- [OBJECTIVE] It is required that the lines from the top of the listing through the line with "const sigBLabelLevel = [10.1];" be reproduced exactly, excluding pictures.

### MATERIAL

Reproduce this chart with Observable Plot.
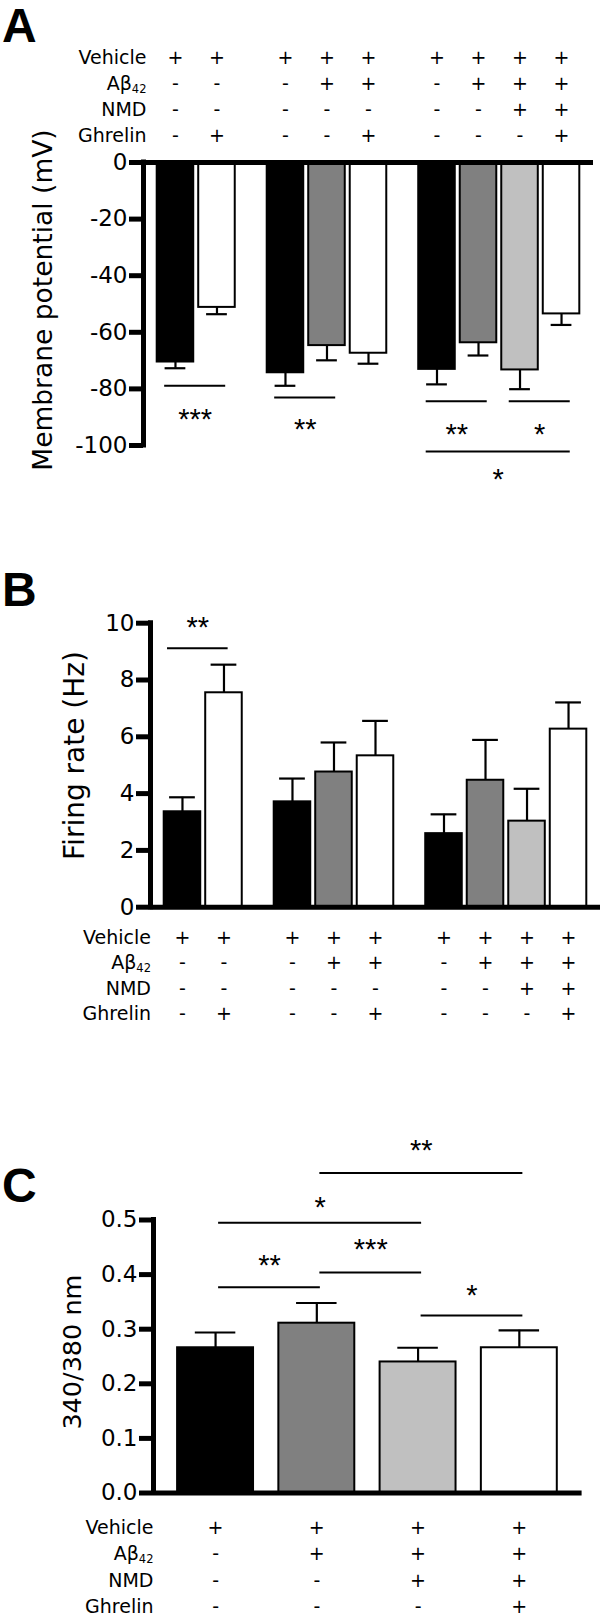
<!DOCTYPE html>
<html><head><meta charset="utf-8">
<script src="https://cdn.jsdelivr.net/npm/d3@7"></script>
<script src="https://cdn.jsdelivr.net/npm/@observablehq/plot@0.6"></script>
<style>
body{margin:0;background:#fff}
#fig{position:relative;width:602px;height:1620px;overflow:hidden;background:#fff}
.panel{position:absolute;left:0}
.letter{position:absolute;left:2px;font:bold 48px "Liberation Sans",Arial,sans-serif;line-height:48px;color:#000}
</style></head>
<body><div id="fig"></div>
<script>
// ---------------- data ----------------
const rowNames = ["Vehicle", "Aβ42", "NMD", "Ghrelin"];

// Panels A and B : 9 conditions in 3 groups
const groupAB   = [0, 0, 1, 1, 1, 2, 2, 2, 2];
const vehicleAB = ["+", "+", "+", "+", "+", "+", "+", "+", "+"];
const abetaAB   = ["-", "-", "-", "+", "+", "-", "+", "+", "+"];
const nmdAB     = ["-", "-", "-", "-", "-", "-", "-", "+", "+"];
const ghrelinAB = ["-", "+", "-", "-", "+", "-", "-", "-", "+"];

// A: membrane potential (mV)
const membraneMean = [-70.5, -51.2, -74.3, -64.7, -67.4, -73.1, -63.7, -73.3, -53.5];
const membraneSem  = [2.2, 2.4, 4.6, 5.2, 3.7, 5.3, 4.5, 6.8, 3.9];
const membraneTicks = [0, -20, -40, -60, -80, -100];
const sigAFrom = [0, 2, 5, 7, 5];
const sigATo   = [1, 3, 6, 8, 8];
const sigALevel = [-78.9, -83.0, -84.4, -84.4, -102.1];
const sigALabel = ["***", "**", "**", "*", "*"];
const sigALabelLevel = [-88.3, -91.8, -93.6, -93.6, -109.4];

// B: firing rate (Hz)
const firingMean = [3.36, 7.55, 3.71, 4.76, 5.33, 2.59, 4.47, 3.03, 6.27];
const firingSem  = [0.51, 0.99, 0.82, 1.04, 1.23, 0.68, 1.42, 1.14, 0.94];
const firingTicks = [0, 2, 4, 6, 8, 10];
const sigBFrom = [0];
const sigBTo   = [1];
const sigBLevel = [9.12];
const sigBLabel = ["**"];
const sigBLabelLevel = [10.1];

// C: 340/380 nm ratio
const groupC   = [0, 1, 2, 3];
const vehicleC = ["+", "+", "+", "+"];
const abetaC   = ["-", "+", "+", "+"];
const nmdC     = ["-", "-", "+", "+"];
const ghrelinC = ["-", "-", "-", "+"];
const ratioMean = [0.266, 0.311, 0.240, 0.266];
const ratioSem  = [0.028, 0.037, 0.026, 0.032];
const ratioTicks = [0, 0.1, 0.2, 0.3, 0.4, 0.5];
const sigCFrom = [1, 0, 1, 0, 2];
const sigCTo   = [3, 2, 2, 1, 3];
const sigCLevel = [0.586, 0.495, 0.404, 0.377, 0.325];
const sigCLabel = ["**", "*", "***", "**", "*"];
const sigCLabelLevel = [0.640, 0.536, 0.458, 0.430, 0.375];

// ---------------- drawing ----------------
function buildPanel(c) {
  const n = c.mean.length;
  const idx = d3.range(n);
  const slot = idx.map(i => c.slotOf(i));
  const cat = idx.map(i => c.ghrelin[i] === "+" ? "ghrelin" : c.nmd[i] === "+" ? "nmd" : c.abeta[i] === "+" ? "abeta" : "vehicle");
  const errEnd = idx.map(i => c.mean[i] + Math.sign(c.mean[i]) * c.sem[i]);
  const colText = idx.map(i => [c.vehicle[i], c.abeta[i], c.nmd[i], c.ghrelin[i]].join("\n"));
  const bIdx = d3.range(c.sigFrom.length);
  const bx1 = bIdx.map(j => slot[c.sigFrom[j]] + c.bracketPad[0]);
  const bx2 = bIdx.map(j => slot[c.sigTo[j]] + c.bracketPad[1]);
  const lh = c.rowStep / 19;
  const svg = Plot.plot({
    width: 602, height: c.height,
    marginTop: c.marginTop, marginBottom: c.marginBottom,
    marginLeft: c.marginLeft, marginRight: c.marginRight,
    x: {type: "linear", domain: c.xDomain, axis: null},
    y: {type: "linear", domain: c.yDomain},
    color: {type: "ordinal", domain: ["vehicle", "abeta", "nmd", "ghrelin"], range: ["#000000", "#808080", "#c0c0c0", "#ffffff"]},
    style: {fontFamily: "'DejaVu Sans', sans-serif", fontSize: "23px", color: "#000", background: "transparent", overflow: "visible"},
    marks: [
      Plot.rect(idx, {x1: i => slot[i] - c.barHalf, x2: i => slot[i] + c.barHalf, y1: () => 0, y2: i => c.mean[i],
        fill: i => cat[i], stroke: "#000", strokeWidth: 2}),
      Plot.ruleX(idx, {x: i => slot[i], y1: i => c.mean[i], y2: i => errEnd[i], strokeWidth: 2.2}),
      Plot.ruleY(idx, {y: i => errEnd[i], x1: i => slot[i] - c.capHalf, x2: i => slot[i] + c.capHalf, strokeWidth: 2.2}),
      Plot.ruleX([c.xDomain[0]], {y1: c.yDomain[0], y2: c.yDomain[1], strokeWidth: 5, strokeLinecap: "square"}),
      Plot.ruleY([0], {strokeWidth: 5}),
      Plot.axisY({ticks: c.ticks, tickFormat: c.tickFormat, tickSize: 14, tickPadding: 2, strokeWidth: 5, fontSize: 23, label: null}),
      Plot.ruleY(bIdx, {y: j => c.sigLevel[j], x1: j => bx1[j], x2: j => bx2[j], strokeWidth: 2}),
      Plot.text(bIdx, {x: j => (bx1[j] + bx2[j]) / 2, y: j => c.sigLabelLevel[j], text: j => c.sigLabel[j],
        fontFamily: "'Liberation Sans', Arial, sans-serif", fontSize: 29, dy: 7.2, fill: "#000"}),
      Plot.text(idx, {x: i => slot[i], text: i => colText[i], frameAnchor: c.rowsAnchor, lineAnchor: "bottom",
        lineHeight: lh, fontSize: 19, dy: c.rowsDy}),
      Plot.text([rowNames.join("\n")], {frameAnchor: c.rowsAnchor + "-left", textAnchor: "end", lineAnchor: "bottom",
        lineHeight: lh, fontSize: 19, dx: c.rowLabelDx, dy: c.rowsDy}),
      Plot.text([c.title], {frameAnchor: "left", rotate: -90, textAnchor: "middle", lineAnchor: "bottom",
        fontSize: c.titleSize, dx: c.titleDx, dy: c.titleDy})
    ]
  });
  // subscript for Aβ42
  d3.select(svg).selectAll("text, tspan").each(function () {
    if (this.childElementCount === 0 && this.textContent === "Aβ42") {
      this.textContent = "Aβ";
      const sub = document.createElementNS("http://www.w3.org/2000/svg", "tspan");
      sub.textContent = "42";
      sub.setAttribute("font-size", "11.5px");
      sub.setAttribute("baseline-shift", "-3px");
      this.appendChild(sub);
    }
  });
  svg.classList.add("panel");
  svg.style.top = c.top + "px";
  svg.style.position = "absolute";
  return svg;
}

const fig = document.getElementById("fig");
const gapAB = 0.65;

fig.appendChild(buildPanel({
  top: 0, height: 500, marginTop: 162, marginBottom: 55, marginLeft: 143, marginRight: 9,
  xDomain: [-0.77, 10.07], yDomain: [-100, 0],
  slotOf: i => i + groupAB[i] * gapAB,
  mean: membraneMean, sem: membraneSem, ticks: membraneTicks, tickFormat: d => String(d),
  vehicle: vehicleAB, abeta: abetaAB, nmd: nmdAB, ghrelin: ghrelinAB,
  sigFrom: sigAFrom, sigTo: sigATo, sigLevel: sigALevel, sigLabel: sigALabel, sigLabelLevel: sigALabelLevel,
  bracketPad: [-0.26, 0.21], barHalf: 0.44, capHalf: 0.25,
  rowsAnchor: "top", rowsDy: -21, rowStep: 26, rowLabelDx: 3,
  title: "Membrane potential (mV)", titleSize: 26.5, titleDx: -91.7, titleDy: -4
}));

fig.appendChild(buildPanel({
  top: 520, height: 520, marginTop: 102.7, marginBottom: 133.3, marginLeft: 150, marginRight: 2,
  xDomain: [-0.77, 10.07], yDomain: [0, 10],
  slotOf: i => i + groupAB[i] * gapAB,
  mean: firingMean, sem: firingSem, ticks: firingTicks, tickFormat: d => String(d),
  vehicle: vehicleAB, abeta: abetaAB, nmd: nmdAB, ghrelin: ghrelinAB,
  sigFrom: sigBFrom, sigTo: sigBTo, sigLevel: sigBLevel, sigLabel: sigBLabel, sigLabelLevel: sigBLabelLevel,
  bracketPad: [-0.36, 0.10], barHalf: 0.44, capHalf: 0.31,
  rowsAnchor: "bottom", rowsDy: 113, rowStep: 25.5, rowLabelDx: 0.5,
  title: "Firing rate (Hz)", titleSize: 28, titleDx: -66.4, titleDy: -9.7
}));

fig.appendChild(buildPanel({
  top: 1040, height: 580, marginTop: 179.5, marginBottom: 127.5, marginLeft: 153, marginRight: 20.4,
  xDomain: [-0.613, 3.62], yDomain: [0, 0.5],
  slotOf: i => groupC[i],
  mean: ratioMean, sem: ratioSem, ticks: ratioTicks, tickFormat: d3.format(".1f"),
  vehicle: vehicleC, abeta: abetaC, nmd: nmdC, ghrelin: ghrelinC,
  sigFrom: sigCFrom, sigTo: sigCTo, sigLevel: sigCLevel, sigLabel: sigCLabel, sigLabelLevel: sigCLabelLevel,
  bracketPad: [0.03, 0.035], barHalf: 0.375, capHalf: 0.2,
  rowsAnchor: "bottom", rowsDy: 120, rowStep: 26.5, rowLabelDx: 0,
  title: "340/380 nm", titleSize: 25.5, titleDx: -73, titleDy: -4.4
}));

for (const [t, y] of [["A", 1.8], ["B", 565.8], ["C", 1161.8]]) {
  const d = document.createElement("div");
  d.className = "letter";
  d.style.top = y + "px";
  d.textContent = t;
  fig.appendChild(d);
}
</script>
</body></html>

######

- [ANSWER FOR THE TASK]
Reproduce this chart with Observable Plot.
<!DOCTYPE html>
<html><head><meta charset="utf-8">
<script src="https://cdn.jsdelivr.net/npm/d3@7"></script>
<script src="https://cdn.jsdelivr.net/npm/@observablehq/plot@0.6"></script>
<style>
body{margin:0;background:#fff}
#fig{position:relative;width:602px;height:1620px;overflow:hidden;background:#fff}
.panel{position:absolute;left:0}
.letter{position:absolute;left:2px;font:bold 48px "Liberation Sans",Arial,sans-serif;line-height:48px;color:#000}
</style></head>
<body><div id="fig"></div>
<script>
// ---------------- data ----------------
const rowNames = ["Vehicle", "Aβ42", "NMD", "Ghrelin"];

// Panels A and B : 9 conditions in 3 groups
const groupAB   = [0, 0, 1, 1, 1, 2, 2, 2, 2];
const vehicleAB = ["+", "+", "+", "+", "+", "+", "+", "+", "+"];
const abetaAB   = ["-", "-", "-", "+", "+", "-", "+", "+", "+"];
const nmdAB     = ["-", "-", "-", "-", "-", "-", "-", "+", "+"];
const ghrelinAB = ["-", "+", "-", "-", "+", "-", "-", "-", "+"];

// A: membrane potential (mV)
const membraneMean = [-70.5, -51.2, -74.3, -64.7, -67.4, -73.1, -63.7, -73.3, -53.5];
const membraneSem  = [2.2, 2.4, 4.6, 5.2, 3.7, 5.3, 4.5, 6.8, 3.9];
const membraneTicks = [0, -20, -40, -60, -80, -100];
const sigAFrom = [0, 2, 5, 7, 5];
const sigATo   = [1, 3, 6, 8, 8];
const sigALevel = [-78.9, -83.0, -84.4, -84.4, -102.1];
const sigALabel = ["***", "**", "**", "*", "*"];
const sigALabelLevel = [-88.3, -91.8, -93.6, -93.6, -109.4];

// B: firing rate (Hz)
const firingMean = [3.36, 7.55, 3.71, 4.76, 5.33, 2.59, 4.47, 3.03, 6.27];
const firingSem  = [0.51, 0.99, 0.82, 1.04, 1.23, 0.68, 1.42, 1.14, 0.94];
const firingTicks = [0, 2, 4, 6, 8, 10];
const sigBFrom = [0];
const sigBTo   = [1];
const sigBLevel = [9.12];
const sigBLabel = ["**"];
const sigBLabelLevel = [10.1];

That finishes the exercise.